写到这里,我们可以联想一下十字坡的酒店,假如孙二娘的酒店再红红火火地经营几年,再积累下雄厚的资金。她手下的雇员也必然增加许多。以至于征地盖房,把酒店经营面积再扩大一些,再盖一栋十几层或者二十几层的“十字坡五星级宾馆”,再吸引一些外资进来,再享受一些地方性的优惠政策,地方上还能控制住它吗?肯定不能。那时的孙二娘,可能已经有了几小国家的护照和绿卡。出国考察或者定居还不得跟上厕所一样方便啊?保不齐说,她还能在十字坡上建立起一个超级人肉市场来呢。谁敢说不行呢?

别不相信。这并不是危言耸听。孙二娘已经有了连锁店,她如果再动一下歪脑筋,向外埠发展搞联营,强强联合,不是没有可能啊。人肉包子翻热浪,遍地黑店起炊烟。那将是一个什么样的局面呢?

记不清了,是哪本杂志上刊登过这样一件事情:某省某市的一个小酒店,经理与地方官员勾结在一起,专门经营洋酒。因为当地政府不闻不问,这个酒店里就有了卖淫嫖娼的生意,这且不算,渐渐地,毒品生意也在这家酒店里开张了。为什么这么胆大包天?因为这家酒店挂靠在某一家大酒店下边,是分号。而这家大酒店的经理,是某位领导的千金小姐。于是,工商税务卫生防疫等部门,从来不检査这里。发展到最后,这家酒店开始出售枪支。还是没有人管。后来,因为一个买了枪支的人,杀了人,犯了案,把这里交代出来了。公安部插手侦破这件案子,这家酒店才被査封取缔了。您说,如果那个买了枪支的家伙没有犯案,这酒店还会开到什么时候呢?

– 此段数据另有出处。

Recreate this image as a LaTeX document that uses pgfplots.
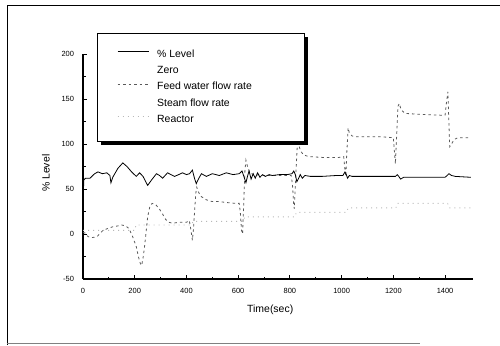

古今中外的恶势力大都是这样发展起来的。现在各个城市里,那些大大小小的连锁店,那些效益好,铺面大的企业或者商家,您知道有多少孙二娘在里边当董事长呢?您怎么会知道他们不做黑道生意呢?我们的公安部门和工商管理部门,是否都了如指掌呢?

写到这里,谈歌已经出了一身的冷汗。